-- BEGIN GIVEN DATA --
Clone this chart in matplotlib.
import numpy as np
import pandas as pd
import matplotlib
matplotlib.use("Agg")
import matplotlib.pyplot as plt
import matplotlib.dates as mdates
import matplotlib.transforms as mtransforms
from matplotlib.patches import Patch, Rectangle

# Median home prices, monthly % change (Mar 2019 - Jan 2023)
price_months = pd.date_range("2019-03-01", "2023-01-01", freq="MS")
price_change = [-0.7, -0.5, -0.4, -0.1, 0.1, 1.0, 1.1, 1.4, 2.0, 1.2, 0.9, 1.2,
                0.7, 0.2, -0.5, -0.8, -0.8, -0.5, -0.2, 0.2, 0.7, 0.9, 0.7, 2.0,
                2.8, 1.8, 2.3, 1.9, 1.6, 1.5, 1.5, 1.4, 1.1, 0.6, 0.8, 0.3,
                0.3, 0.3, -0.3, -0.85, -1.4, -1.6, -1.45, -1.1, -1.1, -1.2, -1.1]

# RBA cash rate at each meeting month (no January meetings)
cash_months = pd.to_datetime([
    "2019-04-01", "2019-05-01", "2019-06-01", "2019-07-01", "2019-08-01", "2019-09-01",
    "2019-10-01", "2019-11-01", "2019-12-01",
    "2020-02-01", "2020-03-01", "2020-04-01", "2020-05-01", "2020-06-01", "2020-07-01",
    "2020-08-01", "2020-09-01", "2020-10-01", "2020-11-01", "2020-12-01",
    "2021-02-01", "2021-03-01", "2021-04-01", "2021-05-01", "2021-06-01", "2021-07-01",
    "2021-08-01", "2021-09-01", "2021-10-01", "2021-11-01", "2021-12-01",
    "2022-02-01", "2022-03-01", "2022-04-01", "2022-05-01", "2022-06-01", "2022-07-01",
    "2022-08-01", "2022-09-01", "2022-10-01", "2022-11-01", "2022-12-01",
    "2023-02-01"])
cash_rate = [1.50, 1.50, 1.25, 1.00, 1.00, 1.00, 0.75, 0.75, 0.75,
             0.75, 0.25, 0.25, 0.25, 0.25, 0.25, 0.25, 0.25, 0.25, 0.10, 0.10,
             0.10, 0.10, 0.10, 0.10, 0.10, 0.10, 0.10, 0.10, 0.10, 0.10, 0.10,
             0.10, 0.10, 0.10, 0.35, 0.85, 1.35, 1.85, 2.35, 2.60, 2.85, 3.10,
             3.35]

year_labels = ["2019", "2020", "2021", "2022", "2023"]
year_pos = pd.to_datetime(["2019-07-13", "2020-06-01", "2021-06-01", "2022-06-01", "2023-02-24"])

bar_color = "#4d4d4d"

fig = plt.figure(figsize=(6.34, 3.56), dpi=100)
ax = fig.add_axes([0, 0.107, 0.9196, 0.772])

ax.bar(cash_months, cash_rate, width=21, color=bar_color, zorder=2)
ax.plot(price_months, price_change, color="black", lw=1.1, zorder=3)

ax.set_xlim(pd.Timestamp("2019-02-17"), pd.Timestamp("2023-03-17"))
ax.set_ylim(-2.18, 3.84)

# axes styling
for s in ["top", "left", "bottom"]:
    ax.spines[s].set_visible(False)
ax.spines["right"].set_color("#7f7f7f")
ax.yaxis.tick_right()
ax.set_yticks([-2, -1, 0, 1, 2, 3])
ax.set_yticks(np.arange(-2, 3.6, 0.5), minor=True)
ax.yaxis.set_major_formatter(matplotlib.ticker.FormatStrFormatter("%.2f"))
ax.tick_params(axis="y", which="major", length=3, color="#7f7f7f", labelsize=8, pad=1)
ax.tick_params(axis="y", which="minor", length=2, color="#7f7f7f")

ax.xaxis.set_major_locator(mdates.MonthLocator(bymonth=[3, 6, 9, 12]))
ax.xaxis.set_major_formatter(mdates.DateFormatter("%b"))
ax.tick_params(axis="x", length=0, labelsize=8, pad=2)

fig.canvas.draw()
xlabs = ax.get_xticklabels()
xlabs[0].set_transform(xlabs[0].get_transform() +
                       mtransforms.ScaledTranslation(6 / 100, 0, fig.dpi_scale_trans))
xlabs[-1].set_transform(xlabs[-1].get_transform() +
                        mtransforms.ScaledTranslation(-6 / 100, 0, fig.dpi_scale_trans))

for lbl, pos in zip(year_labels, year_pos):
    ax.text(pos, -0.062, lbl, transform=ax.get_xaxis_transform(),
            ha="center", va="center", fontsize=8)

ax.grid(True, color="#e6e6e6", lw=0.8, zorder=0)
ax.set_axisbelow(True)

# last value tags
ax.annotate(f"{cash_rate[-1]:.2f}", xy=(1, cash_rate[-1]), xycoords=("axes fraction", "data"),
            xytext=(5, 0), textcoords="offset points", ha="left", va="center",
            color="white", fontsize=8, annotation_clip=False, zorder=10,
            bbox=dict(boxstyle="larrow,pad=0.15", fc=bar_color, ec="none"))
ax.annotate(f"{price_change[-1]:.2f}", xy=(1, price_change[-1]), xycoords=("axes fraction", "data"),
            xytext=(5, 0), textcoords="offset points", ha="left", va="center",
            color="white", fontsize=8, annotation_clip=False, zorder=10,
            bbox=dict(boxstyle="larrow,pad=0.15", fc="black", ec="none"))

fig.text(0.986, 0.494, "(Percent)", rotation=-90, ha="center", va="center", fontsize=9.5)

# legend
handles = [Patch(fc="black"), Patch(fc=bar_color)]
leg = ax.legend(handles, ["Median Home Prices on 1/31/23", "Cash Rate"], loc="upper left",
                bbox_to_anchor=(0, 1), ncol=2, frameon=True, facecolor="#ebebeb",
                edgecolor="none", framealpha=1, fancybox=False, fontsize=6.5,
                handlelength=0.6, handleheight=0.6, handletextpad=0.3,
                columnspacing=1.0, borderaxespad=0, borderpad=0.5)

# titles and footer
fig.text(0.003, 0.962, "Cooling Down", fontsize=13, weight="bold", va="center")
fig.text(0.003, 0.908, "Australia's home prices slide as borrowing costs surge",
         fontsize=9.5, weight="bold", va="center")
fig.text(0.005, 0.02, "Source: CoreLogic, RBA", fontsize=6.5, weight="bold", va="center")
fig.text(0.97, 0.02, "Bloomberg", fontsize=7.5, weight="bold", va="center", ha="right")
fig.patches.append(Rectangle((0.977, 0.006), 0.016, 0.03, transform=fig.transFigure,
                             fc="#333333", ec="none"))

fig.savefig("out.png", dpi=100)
-- END GIVEN DATA --
#### EXERCISE
Only the lines from the opening of the material through the line with "ax = fig.add_axes([0, 0.107, 0.9196, 0.772])" should be echoed, exactly as written.

#### SOLUTION FOR THIS PROBLEM
Clone this chart in matplotlib.
import numpy as np
import pandas as pd
import matplotlib
matplotlib.use("Agg")
import matplotlib.pyplot as plt
import matplotlib.dates as mdates
import matplotlib.transforms as mtransforms
from matplotlib.patches import Patch, Rectangle

# Median home prices, monthly % change (Mar 2019 - Jan 2023)
price_months = pd.date_range("2019-03-01", "2023-01-01", freq="MS")
price_change = [-0.7, -0.5, -0.4, -0.1, 0.1, 1.0, 1.1, 1.4, 2.0, 1.2, 0.9, 1.2,
                0.7, 0.2, -0.5, -0.8, -0.8, -0.5, -0.2, 0.2, 0.7, 0.9, 0.7, 2.0,
                2.8, 1.8, 2.3, 1.9, 1.6, 1.5, 1.5, 1.4, 1.1, 0.6, 0.8, 0.3,
                0.3, 0.3, -0.3, -0.85, -1.4, -1.6, -1.45, -1.1, -1.1, -1.2, -1.1]

# RBA cash rate at each meeting month (no January meetings)
cash_months = pd.to_datetime([
    "2019-04-01", "2019-05-01", "2019-06-01", "2019-07-01", "2019-08-01", "2019-09-01",
    "2019-10-01", "2019-11-01", "2019-12-01",
    "2020-02-01", "2020-03-01", "2020-04-01", "2020-05-01", "2020-06-01", "2020-07-01",
    "2020-08-01", "2020-09-01", "2020-10-01", "2020-11-01", "2020-12-01",
    "2021-02-01", "2021-03-01", "2021-04-01", "2021-05-01", "2021-06-01", "2021-07-01",
    "2021-08-01", "2021-09-01", "2021-10-01", "2021-11-01", "2021-12-01",
    "2022-02-01", "2022-03-01", "2022-04-01", "2022-05-01", "2022-06-01", "2022-07-01",
    "2022-08-01", "2022-09-01", "2022-10-01", "2022-11-01", "2022-12-01",
    "2023-02-01"])
cash_rate = [1.50, 1.50, 1.25, 1.00, 1.00, 1.00, 0.75, 0.75, 0.75,
             0.75, 0.25, 0.25, 0.25, 0.25, 0.25, 0.25, 0.25, 0.25, 0.10, 0.10,
             0.10, 0.10, 0.10, 0.10, 0.10, 0.10, 0.10, 0.10, 0.10, 0.10, 0.10,
             0.10, 0.10, 0.10, 0.35, 0.85, 1.35, 1.85, 2.35, 2.60, 2.85, 3.10,
             3.35]

year_labels = ["2019", "2020", "2021", "2022", "2023"]
year_pos = pd.to_datetime(["2019-07-13", "2020-06-01", "2021-06-01", "2022-06-01", "2023-02-24"])

bar_color = "#4d4d4d"

fig = plt.figure(figsize=(6.34, 3.56), dpi=100)
ax = fig.add_axes([0, 0.107, 0.9196, 0.772])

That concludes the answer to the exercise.